Тот же Швабрин, бесстыдно  стремясь выпутаться из неприятной ситуации цитирует песенку с циничным намёком:

« — А с кем это, мой батюшка, ты ссорился?

— Мы было поспорили довольно крупно с Петром Андреичем.

— За что так?

— За сущую безделицу: за песенку, Василиса Егоровна.

— Нашли за что ссориться! за песенку!.. да как же это случилось?

— Да вот как: Петр Андреич  сочинил недавно песню и сегодня  запел ее при мне, а я затянул мою любимую:

Капитанская дочь, 
Не ходи гулять в полночь...

Вышла разладица. Петр Андреич  было и рассердился; но потом рассудил, что всяк волен петь, что кому угодно. Тем и дело кончилось.

Бесстыдство Швабрина чуть меня не взбесило; но никто, кроме меня, не понял грубых его обиняков; по крайней мере, никто не обратил на них внимания» [15, с. 252].

Допускает вольности  в обращении с дамами ротмистр гусарского полка Иван Иванович Зурин:

«— Не могу: я не один.

— Ну, подавай сюда и  товарища.

— Я не с товарищем; я... с дамою.

— С дамою! Где же ты ее подцепил? Эге, брат! — (При сих  словах Зурин засвистел так выразительно, что все захохотали, а я совершенно смутился.)

— Ну, — продолжал  Зурин, — так и быть. Будет тебе квартира. А жаль... Мы бы попировали по-старинному... Гей! малой! Да что ж сюда не ведут кумушку-то Пугачева? или она упрямится? Сказать ей, чтоб она не боялась: барин-де прекрасный; ничем не обидит, да хорошенько ее в шею» [15, с. 305].
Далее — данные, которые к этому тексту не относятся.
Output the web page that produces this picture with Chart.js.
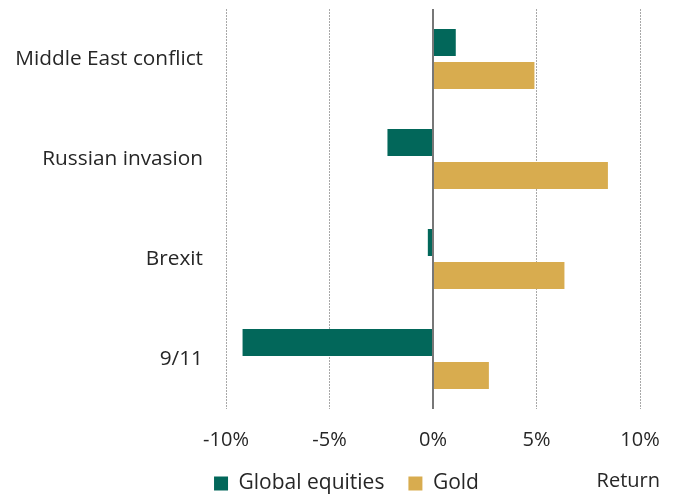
<!DOCTYPE html>
<html>
<head>
<meta charset="utf-8">
<script src="https://cdn.jsdelivr.net/npm/chart.js@4"></script>
<style>
  html, body { margin: 0; padding: 0; background: #fff; }
  #wrap { width: 679px; height: 496px; }
</style>
</head>
<body>
<div id="wrap"><canvas id="barchart" width="679" height="496"></canvas></div>
<script>
const events = ["Middle East conflict", "Russian invasion", "Brexit", "9/11"];
const equities = [1.1, -2.2, -0.25, -9.2];
const gold = [4.9, 8.45, 6.35, 2.7];
const xTicks = [-10, -5, 0, 5, 10];

const green = "#02675a";
const yellow = "#d8ac4f";
const textcolor = "#262626";
const fontfamily = "'Open Sans', sans-serif";

// solid zero line, fixed legend height, and the "Return" note next to the legend
const extras = {
  id: "extras",
  beforeLayout(chart) {
    const lg = chart.legend;
    if (lg && !lg._fixedFit) {
      const fit = lg.fit;
      lg.fit = function () { fit.call(this); this.height = 47; };
      lg._fixedFit = true;
    }
  },
  afterDatasetsDraw(chart) {
    const c = chart.ctx, xs = chart.scales.x, area = chart.chartArea;
    const x0 = Math.round(xs.getPixelForValue(0));
    c.save();
    c.strokeStyle = "#777777";
    c.lineWidth = 2;
    c.beginPath();
    c.moveTo(x0, area.top);
    c.lineTo(x0, area.bottom);
    c.stroke();
    c.restore();
  },
  afterDraw(chart) {
    const c = chart.ctx;
    const box = chart.legend.legendHitBoxes[0];
    c.save();
    c.font = "20px " + fontfamily;
    c.fillStyle = textcolor;
    c.textAlign = "right";
    c.textBaseline = "middle";
    c.fillText("Return", chart.chartArea.right + 20, box.top + box.height / 2 - 2);
    c.restore();
  }
};

function nopad(s) { s.paddingTop = 0; s.paddingBottom = 0; s.paddingLeft = 0; s.paddingRight = 0; }

const ctx = document.getElementById("barchart").getContext("2d");
new Chart(ctx, {
  type: "bar",
  data: {
    labels: events,
    datasets: [
      { label: "Global equities", data: equities, backgroundColor: green,
        barPercentage: 0.82, categoryPercentage: 0.66 },
      { label: "Gold", data: gold, backgroundColor: yellow,
        barPercentage: 0.82, categoryPercentage: 0.66 }
    ]
  },
  options: {
    indexAxis: "y",
    responsive: false,
    animation: false,
    layout: { autoPadding: false, padding: { left: 14, right: 0, top: 9, bottom: 0 } },
    scales: {
      x: {
        min: -10, max: 10,
        afterBuildTicks(s) { s.ticks = xTicks.map(v => ({ value: v })); },
        ticks: { color: textcolor, font: { family: fontfamily, size: 20 }, padding: 19,
                 callback: v => v + "%" },
        grid: { drawTicks: false, color: c => c.tick && c.tick.value === 0 ? "rgba(0,0,0,0)" : "#a8a8a8" },
        border: { display: false, dash: [2, 1] },
        afterFit(s) { s.height = 40; nopad(s); }
      },
      y: {
        ticks: { color: textcolor, font: { family: fontfamily, size: 20.8 }, padding: 23 },
        grid: { display: false, drawTicks: false },
        border: { display: false },
        afterFit(s) { s.width = 212; nopad(s); }
      },
      yr: {
        type: "category", position: "right", labels: events,
        ticks: { display: false }, grid: { display: false }, border: { display: false },
        afterFit(s) { s.width = 39; nopad(s); }
      }
    },
    plugins: {
      legend: {
        position: "bottom",
        labels: { boxWidth: 14, boxHeight: 14, padding: 24, color: textcolor,
                  font: { family: fontfamily, size: 21 } }
      },
      tooltip: { enabled: false }
    }
  },
  plugins: [extras]
});
</script>
</body>
</html>
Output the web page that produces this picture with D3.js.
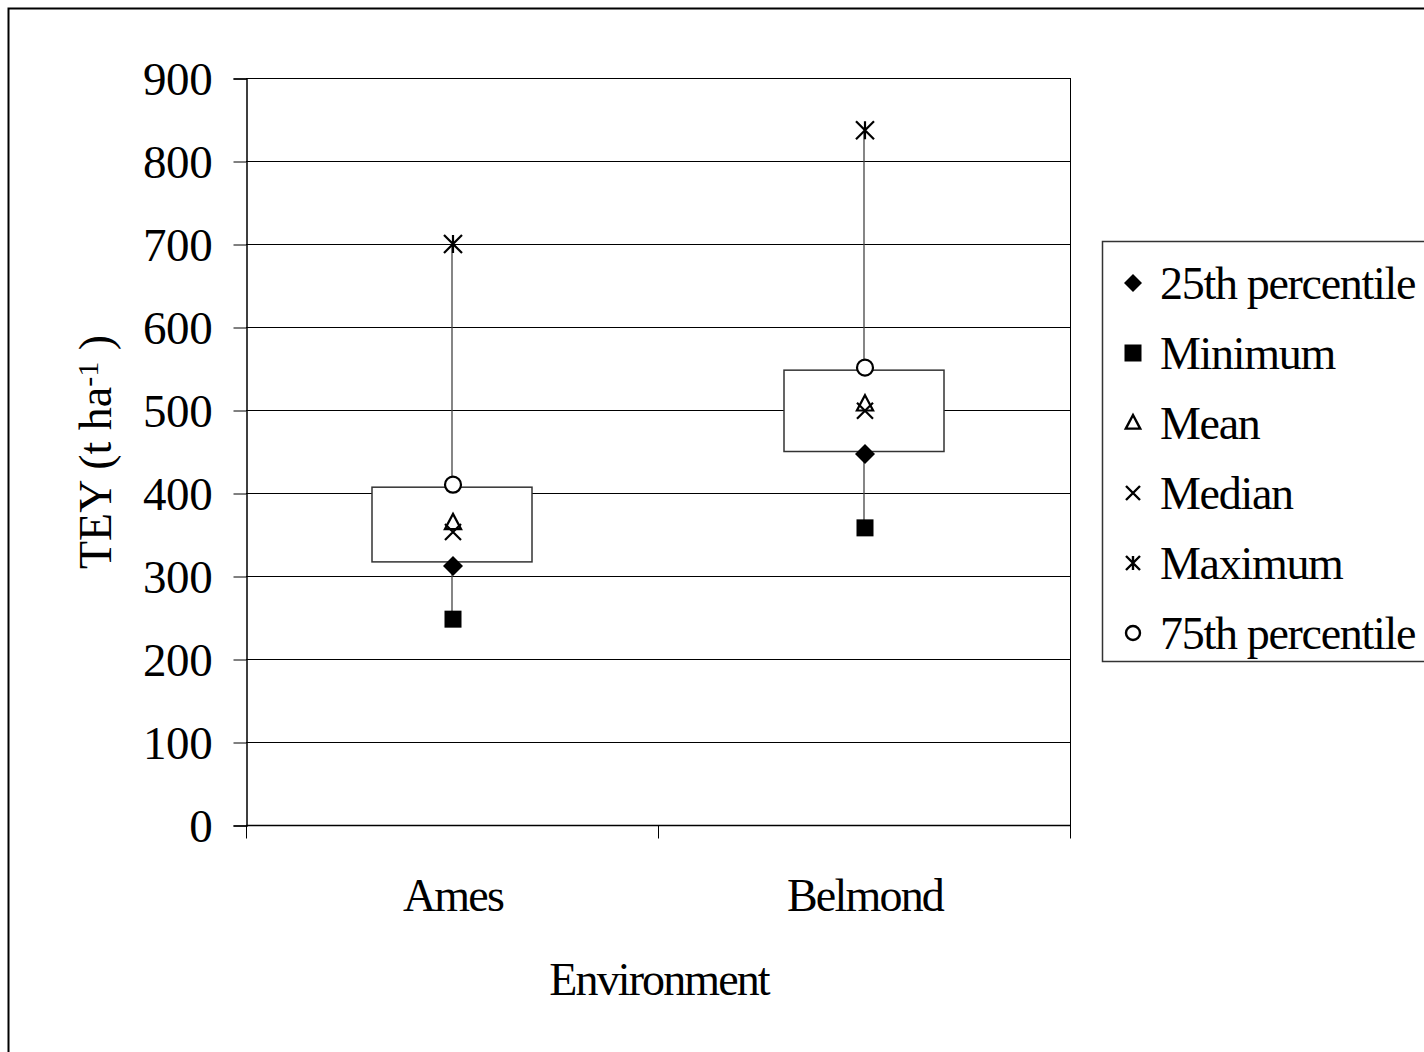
<!DOCTYPE html>
<html>
<head>
<meta charset="utf-8">
<script src="https://cdn.jsdelivr.net/npm/d3@7"></script>
<style>
  body { margin: 0; background: #fff; }
  svg { display: block; }
  text { font-family: "Liberation Serif", "Times New Roman", serif; fill: #000; }
</style>
</head>
<body>
<div id="chart"></div>
<script>
// data
var environments = ["Ames", "Belmond"];
var minimum   = [248, 358];
var pct25     = [312, 447];
var mean      = [364, 507];
var median    = [353, 499];
var pct75     = [410, 551];
var maximum   = [700, 837];
var boxBottom = [317, 450];
var boxTop    = [407, 548];
var yTicks = [0, 100, 200, 300, 400, 500, 600, 700, 800, 900];
var legendLabels = ["25th percentile", "Minimum", "Mean", "Median", "Maximum", "75th percentile"];

var w = 1424, h = 1052;
var plotLeft = 246, plotRight = 1070, plotTop = 78, plotBottom = 825;

var svg = d3.select("#chart").append("svg")
    .attr("width", w)
    .attr("height", h);

// outer frame, runs off the right and bottom edges
svg.append("rect")
    .attr("x", 8.5).attr("y", 8.5)
    .attr("width", 1440).attr("height", 1080)
    .attr("fill", "none")
    .attr("stroke", "#000")
    .attr("stroke-width", 2);

var yScale = d3.scaleLinear([0, 900], [plotBottom, plotTop]);
var xScale = d3.scaleBand().domain(environments).range([plotLeft, plotRight]).padding(0);
var cx = function (i) { return xScale(environments[i]) + xScale.bandwidth() / 2; };

// gridlines
svg.append("g")
    .selectAll("line")
    .data(yTicks.filter(function (d) { return d > 0; }))
    .join("line")
    .attr("x1", plotLeft).attr("x2", plotRight)
    .attr("y1", d => Math.round(yScale(d)) + 0.5)
    .attr("y2", d => Math.round(yScale(d)) + 0.5)
    .attr("stroke", "#000")
    .attr("stroke-width", 1);

// right edge of plot area
svg.append("line")
    .attr("x1", plotRight + 0.5).attr("x2", plotRight + 0.5)
    .attr("y1", plotTop).attr("y2", plotBottom)
    .attr("stroke", "#000");

// y axis
var yAxis = d3.axisLeft(yScale).tickValues(yTicks).tickSize(13).tickPadding(21);
var gy = svg.append("g")
    .attr("transform", "translate(" + (plotLeft + 0.5) + ",0.5)")
    .call(yAxis);
gy.selectAll("text").style("font-size", "47px").style("letter-spacing", "-0.3px").attr("dy", "0.34em");
gy.select(".domain").attr("stroke-width", 1.5);

// x axis: ticks on band edges
var gx = svg.append("g")
    .attr("transform", "translate(0," + (plotBottom + 0.5) + ")");
gx.append("line")
    .attr("x1", plotLeft).attr("x2", plotRight + 1)
    .attr("stroke", "#000").attr("stroke-width", 1.5);
gx.selectAll(".edge")
    .data(environments.concat(["end"]))
    .join("line")
    .attr("class", "edge")
    .attr("x1", (d, i) => Math.round(plotLeft + i * xScale.bandwidth()) + 0.5)
    .attr("x2", (d, i) => Math.round(plotLeft + i * xScale.bandwidth()) + 0.5)
    .attr("y1", 0).attr("y2", 13)
    .attr("stroke", "#000");
gx.selectAll(".lab")
    .data(environments)
    .join("text")
    .attr("class", "lab")
    .attr("x", (d, i) => cx(i) + 1)
    .attr("y", 85)
    .attr("text-anchor", "middle")
    .style("font-size", "46px")
    .style("letter-spacing", "-1.8px")
    .text(d => d);

// axis titles
svg.append("text")
    .attr("x", 659).attr("y", 995)
    .attr("text-anchor", "middle")
    .style("font-size", "46px")
    .style("letter-spacing", "-1.9px")
    .text("Environment");

var yt = svg.append("text")
    .attr("transform", "translate(111,452) rotate(-90)")
    .attr("text-anchor", "middle")
    .style("font-size", "46px");
yt.append("tspan").text("TEY (t ha");
yt.append("tspan").attr("dy", "-0.45em").style("font-size", "30px").text("-1");
yt.append("tspan").attr("dy", "0.3em").text(" )");

// boxes
var boxW = 160;
svg.append("g")
    .selectAll("rect")
    .data(environments)
    .join("rect")
    .attr("x", (d, i) => cx(i) - boxW / 2)
    .attr("y", (d, i) => yScale(boxTop[i]))
    .attr("width", boxW)
    .attr("height", (d, i) => yScale(boxBottom[i]) - yScale(boxTop[i]))
    .attr("fill", "#fff")
    .attr("stroke", "#333")
    .attr("stroke-width", 1.5);

// whiskers
var wh = svg.append("g").attr("stroke", "#444").attr("stroke-width", 1.3);
environments.forEach(function (d, i) {
    wh.append("line")
        .attr("x1", cx(i)).attr("x2", cx(i))
        .attr("y1", yScale(minimum[i])).attr("y2", yScale(boxBottom[i]));
    wh.append("line")
        .attr("x1", cx(i)).attr("x2", cx(i))
        .attr("y1", yScale(boxTop[i])).attr("y2", yScale(maximum[i]));
});

// marker drawing
function drawMarker(g, type, x, y, s, sw) {
    var r = s / 2;
    sw = sw || 2.2;
    if (type === "diamond") {
        g.append("path")
            .attr("d", "M" + x + "," + (y - r) + "L" + (x + r) + "," + y + "L" + x + "," + (y + r) + "L" + (x - r) + "," + y + "Z")
            .attr("fill", "#000");
    } else if (type === "square") {
        g.append("rect")
            .attr("x", x - r).attr("y", y - r)
            .attr("width", s).attr("height", s)
            .attr("fill", "#000");
    } else if (type === "triangle") {
        g.append("path")
            .attr("d", "M" + x + "," + (y - r) + "L" + (x + r * 0.9) + "," + (y + r * 0.7) + "L" + (x - r * 0.9) + "," + (y + r * 0.7) + "Z")
            .attr("fill", "none").attr("stroke", "#000").attr("stroke-width", sw);
    } else if (type === "x") {
        g.append("path")
            .attr("d", "M" + (x - r) + "," + (y - r) + "L" + (x + r) + "," + (y + r) + "M" + (x + r) + "," + (y - r) + "L" + (x - r) + "," + (y + r))
            .attr("stroke", "#000").attr("stroke-width", sw);
    } else if (type === "star") {
        g.append("path")
            .attr("d", "M" + (x - r) + "," + (y - r) + "L" + (x + r) + "," + (y + r) + "M" + (x + r) + "," + (y - r) + "L" + (x - r) + "," + (y + r) + "M" + x + "," + (y - r) + "L" + x + "," + (y + r))
            .attr("stroke", "#000").attr("stroke-width", sw);
    } else if (type === "circle") {
        g.append("circle")
            .attr("cx", x).attr("cy", y).attr("r", r)
            .attr("fill", "#fff").attr("stroke", "#000").attr("stroke-width", sw);
    }
}

var series = [
    { type: "diamond", values: pct25, size: 20 },
    { type: "square", values: minimum, size: 17 },
    { type: "triangle", values: mean, size: 18 },
    { type: "x", values: median, size: 16 },
    { type: "star", values: maximum, size: 18 },
    { type: "circle", values: pct75, size: 16 }
];

var marks = svg.append("g");
series.forEach(function (s) {
    s.values.forEach(function (v, i) {
        drawMarker(marks, s.type, cx(i) + 1, yScale(v), s.size);
    });
});

// legend
var legend = svg.append("g");
legend.append("rect")
    .attr("x", 1102.5).attr("y", 241.5)
    .attr("width", 340).attr("height", 420)
    .attr("fill", "#fff")
    .attr("stroke", "#333")
    .attr("stroke-width", 1.5);
var legendSizes = [18, 17, 16, 14, 14, 14];
legendLabels.forEach(function (d, i) {
    var y = 283 + i * 70;
    drawMarker(legend, series[i].type, 1133, y, legendSizes[i], 2.4);
    legend.append("text")
        .attr("x", 1160).attr("y", y + 16)
        .style("font-size", "46px")
        .style("letter-spacing", "-1.3px")
        .text(d);
});
</script>
</body>
</html>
Следует отметить, что  при  описании речевой палитры женских литературных персонажей, отличающейся чрезвычайным богатством и разнообразием, могут использоваться как качественные, так и количественные показатели.

Результатом исследований, основанных на фактических записях  разговоров мужчин и женщин, стала  следующая афористичная по своей сущности фраза, характеризующая особенности речевого поведения обоих полов: «Мужчины соревнуются, женщины сотрудничают». Анализ стилей мужской и женской речи позволил выявить и другие всеобщие оппозиции, а именно: мужской разговор имеет своеобразный «отчётный» характер, женский разговор – это разговор «о мелочах», разговор мужчин имеет своей целью получение некоего «статус-кво», в то время как женский разговор нацелен на утверждение согласия и интимности [13].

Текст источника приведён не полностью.